| Your instructions |
Can you output the material exactly as written, minus any pictures it holds?

| Material |

§

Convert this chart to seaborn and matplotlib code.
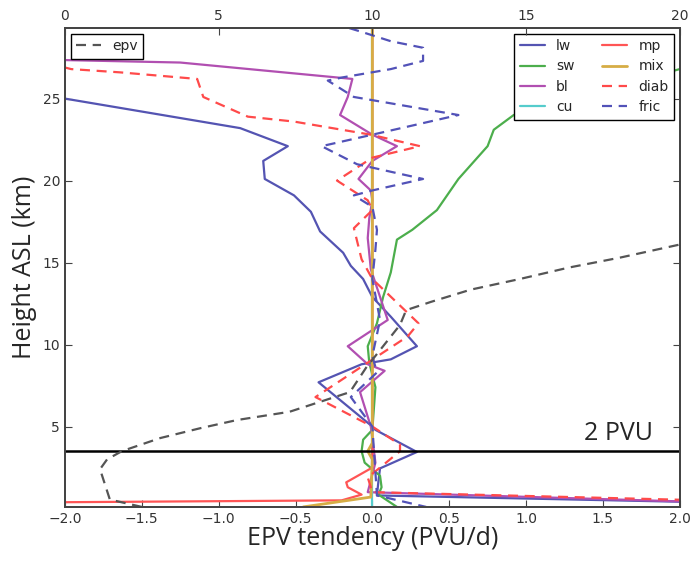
import matplotlib
matplotlib.use("Agg")
import matplotlib.pyplot as plt
import seaborn as sns

# EPV tendency profiles (PVU/d) against height (km)
lw_z = [29.3, 26.5, 25.0, 23.2, 22.1, 21.2, 20.1, 19.1, 18.1, 16.9, 15.6, 14.8, 14.0, 12.9,
        11.7, 9.9, 9.1, 8.8, 7.7, 5.0, 4.8, 3.45, 2.45, 1.7, 0.8, 0.3, 0.1]
lw_v = [-3.5, -2.6, -2.0, -0.86, -0.55, -0.71, -0.70, -0.51, -0.40, -0.34, -0.19, -0.14, -0.06, 0.0,
        0.12, 0.29, 0.12, -0.07, -0.35, 0.0, 0.02, 0.29, 0.05, 0.04, 0.03, 2.6, 2.6]

sw_z = [29.3, 26.8, 24.0, 23.1, 22.1, 20.1, 18.2, 17.0, 16.4, 14.4, 12.9, 11.3, 9.9, 8.9,
        7.4, 4.8, 4.2, 3.5, 2.8, 2.0, 1.3, 0.85, 0.1]
sw_v = [2.8, 2.0, 0.92, 0.79, 0.75, 0.56, 0.42, 0.26, 0.16, 0.12, 0.07, 0.03, -0.03, -0.02,
        0.02, 0.0, -0.06, -0.07, -0.05, 0.05, 0.06, 0.04, 0.16]

bl_z = [29.3, 27.35, 27.2, 26.2, 25.1, 24.0, 22.8, 22.1, 21.2, 20.1, 19.4, 18.8, 17.7, 16.5,
        14.6, 11.5, 9.9, 8.8, 8.4, 7.1, 5.0, 2.8, 1.0, 0.3, 0.1]
bl_v = [-3.0, -2.0, -1.25, -0.13, -0.16, -0.21, 0.0, 0.16, 0.0, -0.09, -0.01, 0.0, -0.02, -0.03,
        -0.01, 0.1, -0.16, -0.03, 0.08, -0.08, -0.01, 0.02, -0.03, 2.5, 2.5]

cu_z = [29.3, 0.1]
cu_v = [0.0, 0.0]

mp_z = [29.3, 2.5, 1.6, 1.3, 0.85, 0.5, 0.35, 0.1]
mp_v = [0.0, 0.0, -0.17, -0.16, -0.07, -0.2, -2.6, -2.6]

mix_z = [29.3, 4.0, 3.5, 3.0, 0.7, 0.1]
mix_v = [0.0, 0.0, -0.03, 0.0, -0.01, -0.45]

diab_z = [29.3, 26.8, 26.6, 26.2, 25.1, 23.9, 23.6, 22.8, 22.1, 21.4, 20.0, 18.8, 18.2, 17.1,
          15.2, 14.0, 11.3, 10.5, 8.9, 6.8, 5.0, 3.9, 3.5, 2.5, 1.9, 1.0, 0.4, 0.1]
diab_v = [-3.0, -1.96, -1.64, -1.14, -1.1, -0.81, -0.51, -0.01, 0.31, 0.0, -0.23, -0.03, 0.0, -0.12,
          -0.07, 0.0, 0.3, 0.23, -0.03, -0.37, 0.0, 0.18, 0.18, 0.05, -0.03, 0.0, 2.6, 2.6]

fric_z = [29.3, 29.1, 28.5, 28.1, 27.3, 26.8, 26.3, 26.1, 25.1, 24.0, 22.8, 22.1, 21.0, 20.1,
          19.4, 19.1, 18.4, 17.0, 15.8, 14.0, 11.5, 9.3, 8.3, 6.8, 5.0, 0.8, 0.1]
fric_v = [-0.15, -0.08, 0.12, 0.33, 0.33, 0.12, -0.19, -0.29, -0.12, 0.56, 0.0, -0.33, -0.1, 0.33,
          0.0, -0.12, 0.0, 0.03, 0.02, 0.0, 0.05, 0.0, 0.03, -0.14, 0.0, 0.03, 0.35]

# EPV itself (PVU), top axis
epv_z = [0.1, 0.55, 2.4, 3.0, 3.5, 4.3, 4.9, 5.4, 5.9, 7.1, 8.6, 11.2, 12.1, 12.6, 13.35, 14.0,
         14.7, 15.3, 16.1, 20.0, 29.3]
epv_v = [2.5, 1.46, 1.14, 1.37, 1.85, 3.1, 4.4, 5.6, 7.3, 9.27, 9.8, 10.9, 11.1, 11.9, 13.2, 14.8,
         16.4, 18.05, 20.0, 26.0, 40.0]

pvu2_height = 3.54

sns.set_style("ticks")
plt.rcParams.update({
    "xtick.direction": "in",
    "ytick.direction": "in",
    "xtick.top": False,
    "ytick.right": True,
    "xtick.major.size": 5,
    "ytick.major.size": 5,
    "axes.edgecolor": "#444444",
    "axes.linewidth": 1.3,
    "xtick.color": "#444444",
    "ytick.color": "#444444",
    "xtick.labelcolor": "#333333",
    "ytick.labelcolor": "#333333",
    "xtick.labelsize": 10,
    "ytick.labelsize": 10,
    "legend.fancybox": False,
    "legend.edgecolor": "black",
    "legend.framealpha": 1.0,
})

fig = plt.figure(figsize=(6.95, 5.62), dpi=100)
ax = fig.add_axes([0.0935, 0.098, 0.8845, 0.852])

series = [
    ("lw", lw_z, lw_v, "#5454b2", False),
    ("sw", sw_z, sw_v, "#4cae4c", False),
    ("bl", bl_z, bl_v, "#b14fb1", False),
    ("cu", cu_z, cu_v, "#55cccc", False),
    ("mp", mp_z, mp_v, "#ff5555", False),
    ("mix", mix_z, mix_v, "#d6ad45", False),
    ("diab", diab_z, diab_v, "#ff4a4a", True),
    ("fric", fric_z, fric_v, "#5252b8", True),
]
for name, z, v, col, dashed in series:
    sns.lineplot(x=v, y=z, sort=False, estimator=None, ax=ax, color=col,
                 linewidth=2.0 if name == "mix" else 1.6, label=name)
    if dashed:
        ax.lines[-1].set_dashes((4.5, 3.0))

ax.axhline(pvu2_height, color="black", linewidth=1.8)
ax.text(1.38, pvu2_height + 0.3, "2 PVU", fontsize=18, family="Open Sans",
        ha="left", va="bottom")

ax.set_xlim(-2, 2)
ax.set_ylim(0.1, 29.3)
ax.set_xticks([-2.0, -1.5, -1.0, -0.5, 0.0, 0.5, 1.0, 1.5, 2.0])
ax.set_yticks([5, 10, 15, 20, 25])
ax.set_xlabel("EPV tendency (PVU/d)", fontsize=18, family="Open Sans", labelpad=0)
ax.set_ylabel("Height ASL (km)", fontsize=18, family="Open Sans", labelpad=4)
ax.legend(loc="upper right", ncol=2, fontsize=10, handlelength=1.8,
          borderaxespad=0.4, columnspacing=2.0, labelspacing=0.45)

ax2 = ax.twiny()
sns.lineplot(x=epv_v, y=epv_z, sort=False, estimator=None, ax=ax2, color="#555555",
             linewidth=1.6, label="epv")
ax2.lines[-1].set_dashes((4.5, 3.0))
ax2.set_xlim(0, 20)
ax2.set_ylim(0.1, 29.3)
ax2.set_xticks([0, 5, 10, 15, 20])
ax2.tick_params(axis="x", direction="in", top=True, labeltop=True)
ax2.legend(loc="upper left", fontsize=10, handlelength=1.8, borderaxespad=0.4)

fig.savefig("out.png", dpi=100)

§

| Result of the task |
Convert this chart to seaborn and matplotlib code.
import matplotlib
matplotlib.use("Agg")
import matplotlib.pyplot as plt
import seaborn as sns

# EPV tendency profiles (PVU/d) against height (km)
lw_z = [29.3, 26.5, 25.0, 23.2, 22.1, 21.2, 20.1, 19.1, 18.1, 16.9, 15.6, 14.8, 14.0, 12.9,
        11.7, 9.9, 9.1, 8.8, 7.7, 5.0, 4.8, 3.45, 2.45, 1.7, 0.8, 0.3, 0.1]
lw_v = [-3.5, -2.6, -2.0, -0.86, -0.55, -0.71, -0.70, -0.51, -0.40, -0.34, -0.19, -0.14, -0.06, 0.0,
        0.12, 0.29, 0.12, -0.07, -0.35, 0.0, 0.02, 0.29, 0.05, 0.04, 0.03, 2.6, 2.6]

sw_z = [29.3, 26.8, 24.0, 23.1, 22.1, 20.1, 18.2, 17.0, 16.4, 14.4, 12.9, 11.3, 9.9, 8.9,
        7.4, 4.8, 4.2, 3.5, 2.8, 2.0, 1.3, 0.85, 0.1]
sw_v = [2.8, 2.0, 0.92, 0.79, 0.75, 0.56, 0.42, 0.26, 0.16, 0.12, 0.07, 0.03, -0.03, -0.02,
        0.02, 0.0, -0.06, -0.07, -0.05, 0.05, 0.06, 0.04, 0.16]

bl_z = [29.3, 27.35, 27.2, 26.2, 25.1, 24.0, 22.8, 22.1, 21.2, 20.1, 19.4, 18.8, 17.7, 16.5,
        14.6, 11.5, 9.9, 8.8, 8.4, 7.1, 5.0, 2.8, 1.0, 0.3, 0.1]
bl_v = [-3.0, -2.0, -1.25, -0.13, -0.16, -0.21, 0.0, 0.16, 0.0, -0.09, -0.01, 0.0, -0.02, -0.03,
        -0.01, 0.1, -0.16, -0.03, 0.08, -0.08, -0.01, 0.02, -0.03, 2.5, 2.5]

cu_z = [29.3, 0.1]
cu_v = [0.0, 0.0]

mp_z = [29.3, 2.5, 1.6, 1.3, 0.85, 0.5, 0.35, 0.1]
mp_v = [0.0, 0.0, -0.17, -0.16, -0.07, -0.2, -2.6, -2.6]

mix_z = [29.3, 4.0, 3.5, 3.0, 0.7, 0.1]
mix_v = [0.0, 0.0, -0.03, 0.0, -0.01, -0.45]

diab_z = [29.3, 26.8, 26.6, 26.2, 25.1, 23.9, 23.6, 22.8, 22.1, 21.4, 20.0, 18.8, 18.2, 17.1,
          15.2, 14.0, 11.3, 10.5, 8.9, 6.8, 5.0, 3.9, 3.5, 2.5, 1.9, 1.0, 0.4, 0.1]
diab_v = [-3.0, -1.96, -1.64, -1.14, -1.1, -0.81, -0.51, -0.01, 0.31, 0.0, -0.23, -0.03, 0.0, -0.12,
          -0.07, 0.0, 0.3, 0.23, -0.03, -0.37, 0.0, 0.18, 0.18, 0.05, -0.03, 0.0, 2.6, 2.6]

fric_z = [29.3, 29.1, 28.5, 28.1, 27.3, 26.8, 26.3, 26.1, 25.1, 24.0, 22.8, 22.1, 21.0, 20.1,
          19.4, 19.1, 18.4, 17.0, 15.8, 14.0, 11.5, 9.3, 8.3, 6.8, 5.0, 0.8, 0.1]
fric_v = [-0.15, -0.08, 0.12, 0.33, 0.33, 0.12, -0.19, -0.29, -0.12, 0.56, 0.0, -0.33, -0.1, 0.33,
          0.0, -0.12, 0.0, 0.03, 0.02, 0.0, 0.05, 0.0, 0.03, -0.14, 0.0, 0.03, 0.35]

# EPV itself (PVU), top axis
epv_z = [0.1, 0.55, 2.4, 3.0, 3.5, 4.3, 4.9, 5.4, 5.9, 7.1, 8.6, 11.2, 12.1, 12.6, 13.35, 14.0,
         14.7, 15.3, 16.1, 20.0, 29.3]
epv_v = [2.5, 1.46, 1.14, 1.37, 1.85, 3.1, 4.4, 5.6, 7.3, 9.27, 9.8, 10.9, 11.1, 11.9, 13.2, 14.8,
         16.4, 18.05, 20.0, 26.0, 40.0]

pvu2_height = 3.54

sns.set_style("ticks")
plt.rcParams.update({
    "xtick.direction": "in",
    "ytick.direction": "in",
    "xtick.top": False,
    "ytick.right": True,
    "xtick.major.size": 5,
    "ytick.major.size": 5,
    "axes.edgecolor": "#444444",
    "axes.linewidth": 1.3,
    "xtick.color": "#444444",
    "ytick.color": "#444444",
    "xtick.labelcolor": "#333333",
    "ytick.labelcolor": "#333333",
    "xtick.labelsize": 10,
    "ytick.labelsize": 10,
    "legend.fancybox": False,
    "legend.edgecolor": "black",
    "legend.framealpha": 1.0,
})

fig = plt.figure(figsize=(6.95, 5.62), dpi=100)
ax = fig.add_axes([0.0935, 0.098, 0.8845, 0.852])

series = [
    ("lw", lw_z, lw_v, "#5454b2", False),
    ("sw", sw_z, sw_v, "#4cae4c", False),
    ("bl", bl_z, bl_v, "#b14fb1", False),
    ("cu", cu_z, cu_v, "#55cccc", False),
    ("mp", mp_z, mp_v, "#ff5555", False),
    ("mix", mix_z, mix_v, "#d6ad45", False),
    ("diab", diab_z, diab_v, "#ff4a4a", True),
    ("fric", fric_z, fric_v, "#5252b8", True),
]
for name, z, v, col, dashed in series:
    sns.lineplot(x=v, y=z, sort=False, estimator=None, ax=ax, color=col,
                 linewidth=2.0 if name == "mix" else 1.6, label=name)
    if dashed:
        ax.lines[-1].set_dashes((4.5, 3.0))

ax.axhline(pvu2_height, color="black", linewidth=1.8)
ax.text(1.38, pvu2_height + 0.3, "2 PVU", fontsize=18, family="Open Sans",
        ha="left", va="bottom")

ax.set_xlim(-2, 2)
ax.set_ylim(0.1, 29.3)
ax.set_xticks([-2.0, -1.5, -1.0, -0.5, 0.0, 0.5, 1.0, 1.5, 2.0])
ax.set_yticks([5, 10, 15, 20, 25])
ax.set_xlabel("EPV tendency (PVU/d)", fontsize=18, family="Open Sans", labelpad=0)
ax.set_ylabel("Height ASL (km)", fontsize=18, family="Open Sans", labelpad=4)
ax.legend(loc="upper right", ncol=2, fontsize=10, handlelength=1.8,
          borderaxespad=0.4, columnspacing=2.0, labelspacing=0.45)

ax2 = ax.twiny()
sns.lineplot(x=epv_v, y=epv_z, sort=False, estimator=None, ax=ax2, color="#555555",
             linewidth=1.6, label="epv")
ax2.lines[-1].set_dashes((4.5, 3.0))
ax2.set_xlim(0, 20)
ax2.set_ylim(0.1, 29.3)
ax2.set_xticks([0, 5, 10, 15, 20])
ax2.tick_params(axis="x", direction="in", top=True, labeltop=True)
ax2.legend(loc="upper left", fontsize=10, handlelength=1.8, borderaxespad=0.4)

fig.savefig("out.png", dpi=100)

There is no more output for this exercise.